• SOURCE MATERIAL:
════════
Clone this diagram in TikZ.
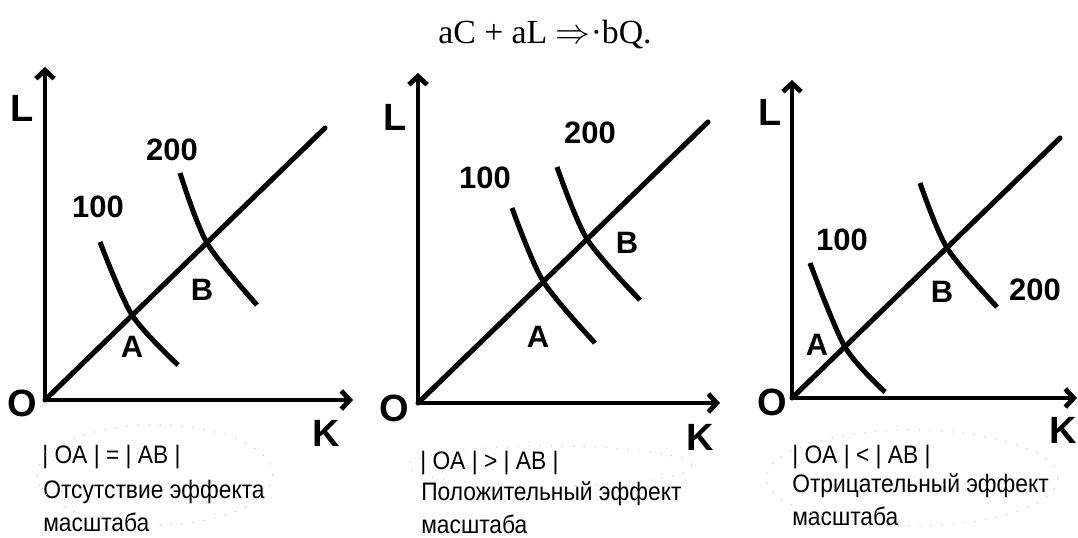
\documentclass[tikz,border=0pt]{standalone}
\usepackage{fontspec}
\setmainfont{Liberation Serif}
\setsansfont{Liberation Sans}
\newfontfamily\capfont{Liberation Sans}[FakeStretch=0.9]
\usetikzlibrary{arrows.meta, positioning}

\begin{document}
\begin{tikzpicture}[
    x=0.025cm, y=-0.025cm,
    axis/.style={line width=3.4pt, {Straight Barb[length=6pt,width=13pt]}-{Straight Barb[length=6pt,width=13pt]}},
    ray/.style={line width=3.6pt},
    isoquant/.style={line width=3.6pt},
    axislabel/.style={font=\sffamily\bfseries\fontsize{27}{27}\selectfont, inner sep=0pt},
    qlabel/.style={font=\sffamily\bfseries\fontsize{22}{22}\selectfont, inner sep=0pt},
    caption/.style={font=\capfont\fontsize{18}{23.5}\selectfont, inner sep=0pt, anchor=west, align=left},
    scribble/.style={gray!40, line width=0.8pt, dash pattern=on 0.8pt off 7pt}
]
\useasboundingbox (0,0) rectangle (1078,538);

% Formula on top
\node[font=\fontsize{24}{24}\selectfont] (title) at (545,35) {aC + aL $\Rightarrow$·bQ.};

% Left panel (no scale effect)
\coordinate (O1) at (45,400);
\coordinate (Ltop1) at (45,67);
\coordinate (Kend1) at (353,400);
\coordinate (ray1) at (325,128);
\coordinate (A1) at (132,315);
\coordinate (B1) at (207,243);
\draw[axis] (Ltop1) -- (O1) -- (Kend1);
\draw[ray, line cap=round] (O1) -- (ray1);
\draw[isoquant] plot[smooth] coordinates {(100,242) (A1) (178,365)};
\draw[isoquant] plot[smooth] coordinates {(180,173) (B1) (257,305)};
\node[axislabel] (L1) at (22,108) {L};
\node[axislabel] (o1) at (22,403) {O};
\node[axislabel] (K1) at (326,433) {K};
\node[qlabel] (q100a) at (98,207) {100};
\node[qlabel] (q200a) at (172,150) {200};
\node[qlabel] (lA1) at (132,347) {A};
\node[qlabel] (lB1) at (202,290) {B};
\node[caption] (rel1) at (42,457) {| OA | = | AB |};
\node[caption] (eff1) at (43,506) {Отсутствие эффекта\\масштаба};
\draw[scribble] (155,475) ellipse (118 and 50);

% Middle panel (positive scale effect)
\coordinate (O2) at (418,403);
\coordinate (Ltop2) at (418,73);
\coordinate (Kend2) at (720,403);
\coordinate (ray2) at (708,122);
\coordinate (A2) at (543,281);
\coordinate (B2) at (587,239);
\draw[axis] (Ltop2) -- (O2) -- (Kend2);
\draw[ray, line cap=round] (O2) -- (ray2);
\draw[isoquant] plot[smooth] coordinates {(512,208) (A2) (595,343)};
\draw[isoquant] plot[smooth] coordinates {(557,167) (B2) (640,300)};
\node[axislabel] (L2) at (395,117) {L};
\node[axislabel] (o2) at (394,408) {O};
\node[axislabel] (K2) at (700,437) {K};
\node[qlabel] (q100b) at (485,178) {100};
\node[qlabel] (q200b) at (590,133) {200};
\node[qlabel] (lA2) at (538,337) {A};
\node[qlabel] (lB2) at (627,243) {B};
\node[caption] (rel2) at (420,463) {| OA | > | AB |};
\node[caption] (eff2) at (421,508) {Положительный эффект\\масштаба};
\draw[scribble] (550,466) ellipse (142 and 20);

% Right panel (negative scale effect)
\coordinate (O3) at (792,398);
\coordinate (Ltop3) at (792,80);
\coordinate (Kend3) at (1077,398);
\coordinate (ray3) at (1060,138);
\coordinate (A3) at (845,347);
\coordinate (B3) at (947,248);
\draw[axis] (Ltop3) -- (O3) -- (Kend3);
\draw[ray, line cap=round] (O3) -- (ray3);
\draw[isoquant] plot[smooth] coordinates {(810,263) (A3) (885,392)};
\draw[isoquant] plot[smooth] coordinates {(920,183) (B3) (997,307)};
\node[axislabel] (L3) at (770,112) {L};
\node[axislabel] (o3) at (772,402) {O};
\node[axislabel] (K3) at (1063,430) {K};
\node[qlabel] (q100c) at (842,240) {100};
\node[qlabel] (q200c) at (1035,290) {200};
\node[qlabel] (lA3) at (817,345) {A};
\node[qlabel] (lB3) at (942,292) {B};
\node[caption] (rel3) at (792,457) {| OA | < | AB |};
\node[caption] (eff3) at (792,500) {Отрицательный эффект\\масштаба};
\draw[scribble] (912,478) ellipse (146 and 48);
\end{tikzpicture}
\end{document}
════════
• TASK DETAILS: Up to and including the line with "(title) at (545,35)", copy the data above from its first line. Skip pictures.

• SOLUTION BELOW:
Clone this diagram in TikZ.
\documentclass[tikz,border=0pt]{standalone}
\usepackage{fontspec}
\setmainfont{Liberation Serif}
\setsansfont{Liberation Sans}
\newfontfamily\capfont{Liberation Sans}[FakeStretch=0.9]
\usetikzlibrary{arrows.meta, positioning}

\begin{document}
\begin{tikzpicture}[
    x=0.025cm, y=-0.025cm,
    axis/.style={line width=3.4pt, {Straight Barb[length=6pt,width=13pt]}-{Straight Barb[length=6pt,width=13pt]}},
    ray/.style={line width=3.6pt},
    isoquant/.style={line width=3.6pt},
    axislabel/.style={font=\sffamily\bfseries\fontsize{27}{27}\selectfont, inner sep=0pt},
    qlabel/.style={font=\sffamily\bfseries\fontsize{22}{22}\selectfont, inner sep=0pt},
    caption/.style={font=\capfont\fontsize{18}{23.5}\selectfont, inner sep=0pt, anchor=west, align=left},
    scribble/.style={gray!40, line width=0.8pt, dash pattern=on 0.8pt off 7pt}
]
\useasboundingbox (0,0) rectangle (1078,538);

% Formula on top
\node[font=\fontsize{24}{24}\selectfont] (title) at (545,35) {aC + aL $\Rightarrow$·bQ.};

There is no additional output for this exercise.